Loss of Specificity: Catching broad exceptions makes it hard to know what actually went wrong and react appropriately.
Obscured Control Flow: Deeply nested try...except blocks can make code difficult to follow and reason about.
Mixing Error Logic with Business Logic: Interspersing error handling frequently complicates the core functions or methods.
Inconsistent Handling: Different parts of the application might handle similar errors in wildly different ways.

To build scalable and maintainable applications, we need to elevate our error handling strategy.

Designing Custom Exception Hierarchies for Clarity

Python's built-in exceptions (ValueError, TypeError, FileNotFoundError, etc.) are great, but they often lack application-specific context. Defining your own exception hierarchy provides semantic meaning and allows for more granular error handling.

Why Create Custom Exceptions?

Clarity: UserServiceError tells you much more than a generic ValueError.
Targeted Handling: You can catch specific application-level errors (except UserNotFoundError:) separate from lower-level issues (except DatabaseConnectionError:).
Encapsulation: Custom exceptions can carry additional context about the error (e.g., relevant IDs, failed parameters).

Designing the Hierarchy:

Start with a base application exception and derive specific errors from it.

Python

# --- exceptions.py ---
import logging

logger = logging.getLogger(__name__)

class ApplicationError(Exception):
    """Base class for application-specific errors."""
    def __init__(self, message="An application error occurred.", original_exception=None, context=None):
        super().__init__(message)
        self.original_exception = original_exception
        self.context = context or {}
        # Log the error creation centrally if desired (can be noisy)
        # logger.error(f"{self.__class__.__name__}: {message}", exc_info=original_exception)

class DatabaseError(ApplicationError):
    """Errors related to database operations."""
    def __init__(self, message="Database operation failed.", original_exception=None, context=None):
        super().__init__(message, original_exception, context)

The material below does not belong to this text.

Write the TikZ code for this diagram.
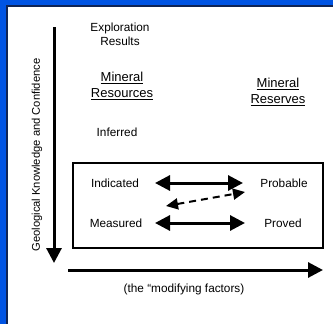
\documentclass[tikz,border=0pt]{standalone}
\usepackage{fontspec}
\setmainfont{Liberation Sans}
\usepackage{tikz}
\usetikzlibrary{arrows.meta}
\definecolor{frameblue}{RGB}{0,84,227}
\definecolor{frameline}{RGB}{16,36,84}
\tikzset{
  lbl/.style={font=\fontsize{11.8}{14}\selectfont, inner sep=0pt},
  head/.style={font=\fontsize{13}{16}\selectfont, inner sep=0pt, align=center},
  bigarrow/.style={line width=3pt, -{Triangle[width=15pt,length=15pt]}},
  dbl/.style={line width=3pt, {Triangle[width=15pt,length=15pt]}-{Triangle[width=15pt,length=15pt]}},
  dsh/.style={line width=2pt, dash pattern=on 7pt off 5pt, {Triangle[width=11pt,length=12pt]}-{Triangle[width=11pt,length=12pt]}},
}
\begin{document}
\begin{tikzpicture}[x=1pt,y=-1pt]
    \useasboundingbox (0,0) rectangle (333,324);
    % frame
    \fill[white] (0,0) rectangle (333,324);
    \fill[frameblue] (0,0) rectangle (333,5) (0,0) rectangle (6,324);
    \draw[frameline, line width=1.5pt] (6.75,324) -- (6.75,5.75) -- (333,5.75);
    % texts
    \node[lbl, align=center] (expl) at (120, 34) {Exploration\\Results};
    \node[head] (mres)  at (122, 86) {\underline{Mineral}\\\underline{Resources}};
    \node[head] (mresv) at (278, 92) {\underline{Mineral}\\\underline{Reserves}};
    \node[lbl] (inf)  at (117,132) {Inferred};
    \node[lbl] (ind)  at (115,183) {Indicated};
    \node[lbl] (meas) at (116,223) {Measured};
    \node[lbl] (prob) at (284,183) {Probable};
    \node[lbl] (prov) at (283,223) {Proved};
    \node[lbl, font=\fontsize{11.2}{13}\selectfont, rotate=90] (geo) at (37,155) {Geological Knowledge and Confidence};
    \node[lbl] (mod) at (184,289) {(the “modifying factors)};
    % box
    \draw[line width=2pt] (73,163) rectangle (323,248);
    % axes
    \coordinate (vtop) at (54, 27);
    \coordinate (vbot) at (54,263);
    \coordinate (hl) at ( 68,270);
    \coordinate (hr) at (323,270);
    \draw (vtop) edge[bigarrow] (vbot);
    \draw (hl) edge[bigarrow] (hr);
    % links
    \coordinate (i1) at (155,183);
    \coordinate (p1) at (243,183);
    \coordinate (m1) at (155,223);
    \coordinate (p2) at (245,223);
    \coordinate (d1) at (166,206);
    \coordinate (d2) at (245,192);
    \draw (i1) edge[dbl] (p1);
    \draw (m1) edge[dbl] (p2);
    \draw (d1) edge[dsh] (d2);
\end{tikzpicture}
\end{document}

class ValidationError(ApplicationError):
    """Errors related to data validation."""
    def __init__(self, message="Validation failed.", field=None, value=None, context=None):
        super().__init__(message, context=context)
        self.field = field
        self.value = value
        if field:
            self.context['field'] = field
        if value is not None:
            self.context['invalid_value'] = value

class AuthenticationError(ApplicationError):
    """Errors related to user authentication or authorization."""
    pass

class ExternalServiceError(ApplicationError):
    """Errors when communicating with external services."""
    def __init__(self, message="External service communication failed.", service_name=None, original_exception=None, context=None):
        super().__init__(message, original_exception, context)
        self.service_name = service_name
        if service_name:
            self.context['service_name'] = service_name

# --- Example Usage ---
# In your data access layer:
# try:
#     # db_operation(...)
# except SomeDbLibraryError as e:
#     raise DatabaseError(original_exception=e, context={'query': 'SELECT...'})

# In your input validation logic:
# if not is_valid_email(email):
#     raise ValidationError(field='email', value=email)

# In higher-level code:
# try:
#     process_user_request(data)
# except ValidationError as ve:
#     return api_error_response(f"Invalid input for {ve.field}", status_code=400)
# except DatabaseError as de:
#     logger.exception("Critical database error during user request.") # Log full trace
#     return api_error_response("Internal server error", status_code=500)
# except ApplicationError as ae:
#     logger.warning(f"Application error: {ae}", exc_info=ae.original_exception)
#     return api_error_response("An unexpected error occurred.", status_code=500)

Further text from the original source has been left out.